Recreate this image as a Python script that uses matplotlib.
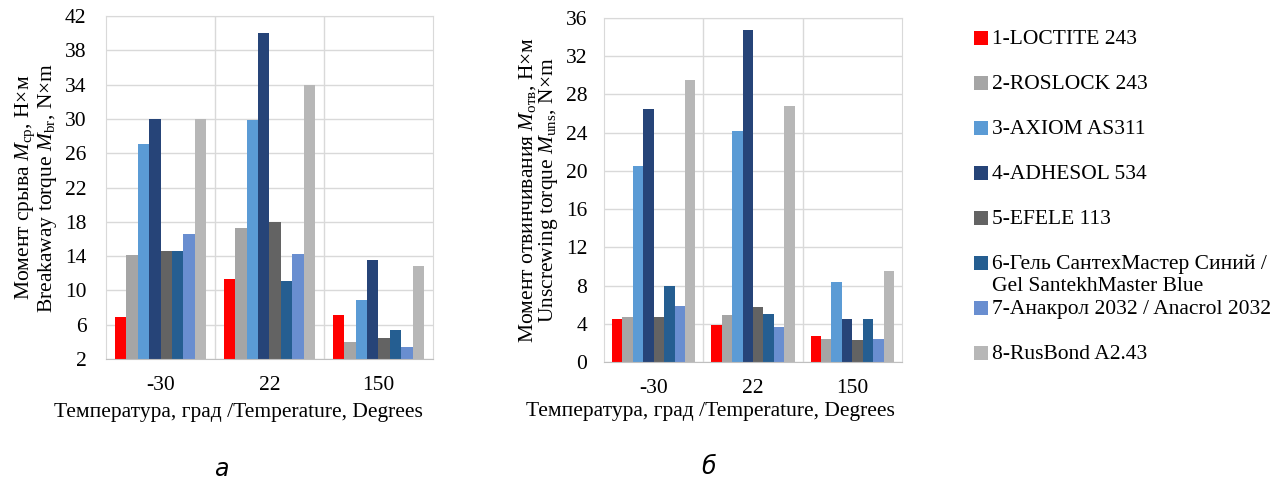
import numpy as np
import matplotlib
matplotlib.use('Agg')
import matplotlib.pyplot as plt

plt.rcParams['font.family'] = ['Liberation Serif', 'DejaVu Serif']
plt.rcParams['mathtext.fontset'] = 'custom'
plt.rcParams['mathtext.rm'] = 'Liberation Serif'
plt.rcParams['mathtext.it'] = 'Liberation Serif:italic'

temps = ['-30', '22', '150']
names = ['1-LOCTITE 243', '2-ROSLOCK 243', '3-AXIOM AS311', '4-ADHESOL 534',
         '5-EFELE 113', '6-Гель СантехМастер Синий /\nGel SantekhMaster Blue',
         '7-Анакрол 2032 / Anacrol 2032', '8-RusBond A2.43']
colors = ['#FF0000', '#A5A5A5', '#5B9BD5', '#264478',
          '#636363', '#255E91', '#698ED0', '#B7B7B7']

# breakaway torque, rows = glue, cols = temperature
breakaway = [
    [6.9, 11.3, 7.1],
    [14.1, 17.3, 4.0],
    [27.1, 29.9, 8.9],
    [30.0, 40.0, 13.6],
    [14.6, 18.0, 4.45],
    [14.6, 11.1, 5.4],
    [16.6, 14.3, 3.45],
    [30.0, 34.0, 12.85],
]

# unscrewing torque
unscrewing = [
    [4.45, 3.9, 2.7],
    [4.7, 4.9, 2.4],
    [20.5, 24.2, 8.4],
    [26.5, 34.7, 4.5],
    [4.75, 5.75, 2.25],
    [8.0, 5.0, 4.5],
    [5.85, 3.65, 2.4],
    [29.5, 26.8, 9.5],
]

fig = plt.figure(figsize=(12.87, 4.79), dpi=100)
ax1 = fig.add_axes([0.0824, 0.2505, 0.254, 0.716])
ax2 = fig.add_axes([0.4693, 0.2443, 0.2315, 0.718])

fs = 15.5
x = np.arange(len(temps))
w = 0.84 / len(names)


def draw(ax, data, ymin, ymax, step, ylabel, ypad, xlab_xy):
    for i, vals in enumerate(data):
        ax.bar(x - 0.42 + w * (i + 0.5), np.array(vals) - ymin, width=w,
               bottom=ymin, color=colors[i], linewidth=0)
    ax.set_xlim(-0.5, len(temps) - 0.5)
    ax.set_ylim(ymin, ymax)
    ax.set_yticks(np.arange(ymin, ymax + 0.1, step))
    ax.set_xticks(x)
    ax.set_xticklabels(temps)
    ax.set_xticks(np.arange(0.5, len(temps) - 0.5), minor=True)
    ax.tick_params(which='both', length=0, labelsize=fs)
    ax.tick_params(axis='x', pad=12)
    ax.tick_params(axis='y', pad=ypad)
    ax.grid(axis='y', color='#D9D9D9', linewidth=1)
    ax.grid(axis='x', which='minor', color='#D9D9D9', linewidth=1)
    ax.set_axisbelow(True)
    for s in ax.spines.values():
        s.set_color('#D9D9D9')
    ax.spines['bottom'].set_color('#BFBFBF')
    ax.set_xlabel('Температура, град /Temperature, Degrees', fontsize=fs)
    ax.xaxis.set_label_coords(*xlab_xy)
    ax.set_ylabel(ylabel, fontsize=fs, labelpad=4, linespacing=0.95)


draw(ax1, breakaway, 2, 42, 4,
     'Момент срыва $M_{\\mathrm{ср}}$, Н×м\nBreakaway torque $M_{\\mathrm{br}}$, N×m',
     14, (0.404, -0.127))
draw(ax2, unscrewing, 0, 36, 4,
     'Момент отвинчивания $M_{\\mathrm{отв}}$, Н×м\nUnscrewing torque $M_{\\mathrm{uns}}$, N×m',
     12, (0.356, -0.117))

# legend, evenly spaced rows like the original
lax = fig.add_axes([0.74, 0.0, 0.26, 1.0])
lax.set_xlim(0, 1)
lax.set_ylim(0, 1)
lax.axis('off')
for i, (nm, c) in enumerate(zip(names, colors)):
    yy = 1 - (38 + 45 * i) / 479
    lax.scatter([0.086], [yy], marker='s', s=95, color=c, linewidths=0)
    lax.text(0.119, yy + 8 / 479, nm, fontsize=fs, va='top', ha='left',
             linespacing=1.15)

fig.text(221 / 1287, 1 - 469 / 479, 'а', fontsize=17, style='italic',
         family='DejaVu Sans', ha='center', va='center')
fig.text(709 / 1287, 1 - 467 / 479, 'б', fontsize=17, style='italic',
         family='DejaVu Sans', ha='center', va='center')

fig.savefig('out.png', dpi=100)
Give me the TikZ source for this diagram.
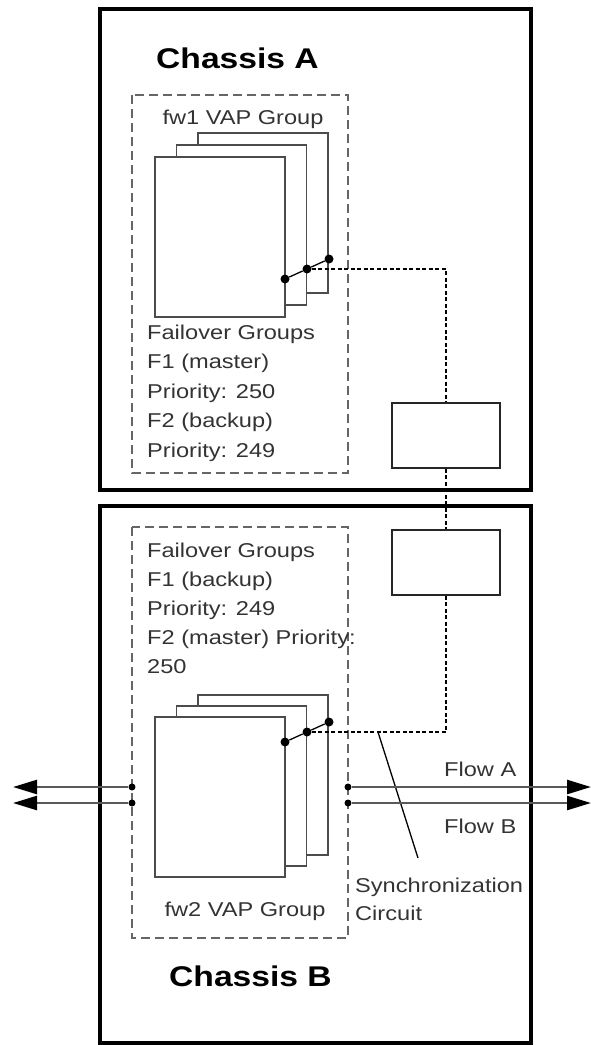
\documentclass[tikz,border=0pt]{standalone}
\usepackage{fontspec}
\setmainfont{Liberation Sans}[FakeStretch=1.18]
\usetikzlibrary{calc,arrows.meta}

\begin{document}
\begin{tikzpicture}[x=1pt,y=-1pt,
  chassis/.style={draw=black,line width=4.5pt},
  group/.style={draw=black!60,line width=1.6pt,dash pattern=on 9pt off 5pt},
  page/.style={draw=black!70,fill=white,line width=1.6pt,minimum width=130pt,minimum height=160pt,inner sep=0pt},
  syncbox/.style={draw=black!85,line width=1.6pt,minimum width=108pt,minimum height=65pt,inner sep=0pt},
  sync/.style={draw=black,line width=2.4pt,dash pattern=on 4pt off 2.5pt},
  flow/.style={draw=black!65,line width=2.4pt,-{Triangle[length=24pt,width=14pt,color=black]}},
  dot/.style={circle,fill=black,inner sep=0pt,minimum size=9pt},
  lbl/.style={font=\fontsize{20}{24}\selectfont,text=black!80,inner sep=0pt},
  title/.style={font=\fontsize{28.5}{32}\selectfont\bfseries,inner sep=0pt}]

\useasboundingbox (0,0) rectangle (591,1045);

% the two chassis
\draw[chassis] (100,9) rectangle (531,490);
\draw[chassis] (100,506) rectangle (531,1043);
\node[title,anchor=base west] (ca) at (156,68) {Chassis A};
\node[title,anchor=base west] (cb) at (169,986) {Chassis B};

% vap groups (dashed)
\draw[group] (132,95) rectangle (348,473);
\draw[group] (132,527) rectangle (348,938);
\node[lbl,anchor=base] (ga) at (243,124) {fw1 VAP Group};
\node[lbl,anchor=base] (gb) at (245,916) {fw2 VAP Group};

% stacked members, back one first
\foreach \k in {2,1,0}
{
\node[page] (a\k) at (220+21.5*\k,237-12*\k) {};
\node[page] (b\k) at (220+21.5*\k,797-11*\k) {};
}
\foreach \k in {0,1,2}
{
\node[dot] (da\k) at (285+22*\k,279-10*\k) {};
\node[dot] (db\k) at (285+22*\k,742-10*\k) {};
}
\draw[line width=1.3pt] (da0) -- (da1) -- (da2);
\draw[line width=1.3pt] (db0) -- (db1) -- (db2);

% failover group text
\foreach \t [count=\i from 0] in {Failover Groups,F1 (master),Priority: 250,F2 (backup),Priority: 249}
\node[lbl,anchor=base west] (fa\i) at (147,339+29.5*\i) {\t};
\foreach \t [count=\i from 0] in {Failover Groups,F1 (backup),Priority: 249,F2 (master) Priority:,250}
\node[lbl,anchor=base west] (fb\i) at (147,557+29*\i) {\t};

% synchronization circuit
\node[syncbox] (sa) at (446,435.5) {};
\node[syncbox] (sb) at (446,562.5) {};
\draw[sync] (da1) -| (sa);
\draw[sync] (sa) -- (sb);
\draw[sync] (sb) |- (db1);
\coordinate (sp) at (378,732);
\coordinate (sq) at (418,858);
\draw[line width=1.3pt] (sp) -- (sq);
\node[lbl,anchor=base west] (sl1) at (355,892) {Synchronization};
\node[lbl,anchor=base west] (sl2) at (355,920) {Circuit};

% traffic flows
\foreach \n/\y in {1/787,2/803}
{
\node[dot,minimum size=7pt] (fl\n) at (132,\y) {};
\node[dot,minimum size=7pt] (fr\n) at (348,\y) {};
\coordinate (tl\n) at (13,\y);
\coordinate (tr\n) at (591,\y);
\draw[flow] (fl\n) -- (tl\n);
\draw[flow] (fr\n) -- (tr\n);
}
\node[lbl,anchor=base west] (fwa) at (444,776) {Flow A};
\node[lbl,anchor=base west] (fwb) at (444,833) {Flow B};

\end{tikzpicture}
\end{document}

══════════════════════════════

## TASK GOAL
Your task is to return the lines above, from the first one up to and including the line containing "plt.rcParams['mathtext.it'] = 'Liberation", minus any pictures.

## WORKED ANSWER
Recreate this image as a Python script that uses matplotlib.
import numpy as np
import matplotlib
matplotlib.use('Agg')
import matplotlib.pyplot as plt

plt.rcParams['font.family'] = ['Liberation Serif', 'DejaVu Serif']
plt.rcParams['mathtext.fontset'] = 'custom'
plt.rcParams['mathtext.rm'] = 'Liberation Serif'
plt.rcParams['mathtext.it'] = 'Liberation Serif:italic'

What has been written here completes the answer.